A ida para o PSB também já foi explicada por Pontes: "Minha filiação não tem absolutamente nada a ver com a ideologia socialista ou comunista. Aliás, pouca gente sabe a diferença entre comunismo e socialismo e como o socialismo se encaixa entre o capitalismo e o comunismo", escreveu em seu site.

O ex-ministro sempre disse ter aceitado um convite de Eduardo Campos (1965-2014), que ele conheceu quando o pessebista era ministro da Ciência e Tecnologia e conduzia as tratativas para sua viagem sideral. Além disso, afirmou que buscava um partido sem escândalos de corrupção.

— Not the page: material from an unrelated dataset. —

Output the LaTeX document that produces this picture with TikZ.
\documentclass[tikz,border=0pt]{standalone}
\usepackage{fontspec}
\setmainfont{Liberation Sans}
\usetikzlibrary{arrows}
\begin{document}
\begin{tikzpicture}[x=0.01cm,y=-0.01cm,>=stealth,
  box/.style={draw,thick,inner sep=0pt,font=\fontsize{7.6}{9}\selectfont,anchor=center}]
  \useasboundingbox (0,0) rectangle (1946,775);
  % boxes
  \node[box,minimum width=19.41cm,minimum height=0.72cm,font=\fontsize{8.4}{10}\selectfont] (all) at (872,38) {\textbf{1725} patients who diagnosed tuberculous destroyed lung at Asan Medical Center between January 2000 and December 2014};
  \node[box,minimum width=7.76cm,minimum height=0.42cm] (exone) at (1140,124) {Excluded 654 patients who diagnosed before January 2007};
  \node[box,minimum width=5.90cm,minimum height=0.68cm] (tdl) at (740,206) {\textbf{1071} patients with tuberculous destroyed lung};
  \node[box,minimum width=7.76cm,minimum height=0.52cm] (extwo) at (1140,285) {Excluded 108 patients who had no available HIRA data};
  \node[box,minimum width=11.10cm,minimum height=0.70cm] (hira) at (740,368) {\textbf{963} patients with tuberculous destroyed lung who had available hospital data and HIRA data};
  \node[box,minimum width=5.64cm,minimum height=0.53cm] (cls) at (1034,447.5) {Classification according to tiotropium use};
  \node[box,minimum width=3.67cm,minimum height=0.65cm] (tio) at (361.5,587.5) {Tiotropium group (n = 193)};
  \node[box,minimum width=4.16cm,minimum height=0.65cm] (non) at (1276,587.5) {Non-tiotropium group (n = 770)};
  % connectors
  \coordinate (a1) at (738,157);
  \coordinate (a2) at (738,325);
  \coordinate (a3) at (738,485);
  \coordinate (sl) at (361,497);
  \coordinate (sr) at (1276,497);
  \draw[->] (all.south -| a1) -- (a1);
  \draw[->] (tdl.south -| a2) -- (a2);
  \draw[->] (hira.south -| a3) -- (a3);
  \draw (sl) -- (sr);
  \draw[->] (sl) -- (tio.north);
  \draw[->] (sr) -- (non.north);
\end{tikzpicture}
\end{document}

Na filiação seguinte, em 2018, Pontes rumou à direita e entrou no PSL, que abrigava Bolsonaro. Foi cotado para vice do então presidenciável, mas acabou participando do pleito como suplente de Major Olímpio (PSL), eleito à época senador por São Paulo e morto devido à Covid-19 em 2021.

Bolsonaristas reclamam da pouca ênfase do ex-astronauta a bandeiras ideológicas do presidente, mas mantêm o apoio devido à bênção de Bolsonaro. O candidato a senador disse à Folha, dias atrás, que prefere falar de propostas a atacar oponentes. Procurado novamente, não se manifestou.

Janaina, que se declara independente e faz campanha isolada e sem recursos, critica o que considera despreparo de Pontes e pede que os eleitores avaliem a competência dos candidatos para a função.

Professora de direito celebrizada pelo impeachment de Dilma Rousseff (PT), Janaina recebeu mais de 2 milhões de votos em 2018, a maior votação obtida em eleições ao Legislativo na história do país. De acordo com líderes bolsonaristas, a crítica que associa Pontes à esquerda não ecoa na militância, mas sua falta de combatividade é vista de forma negativa.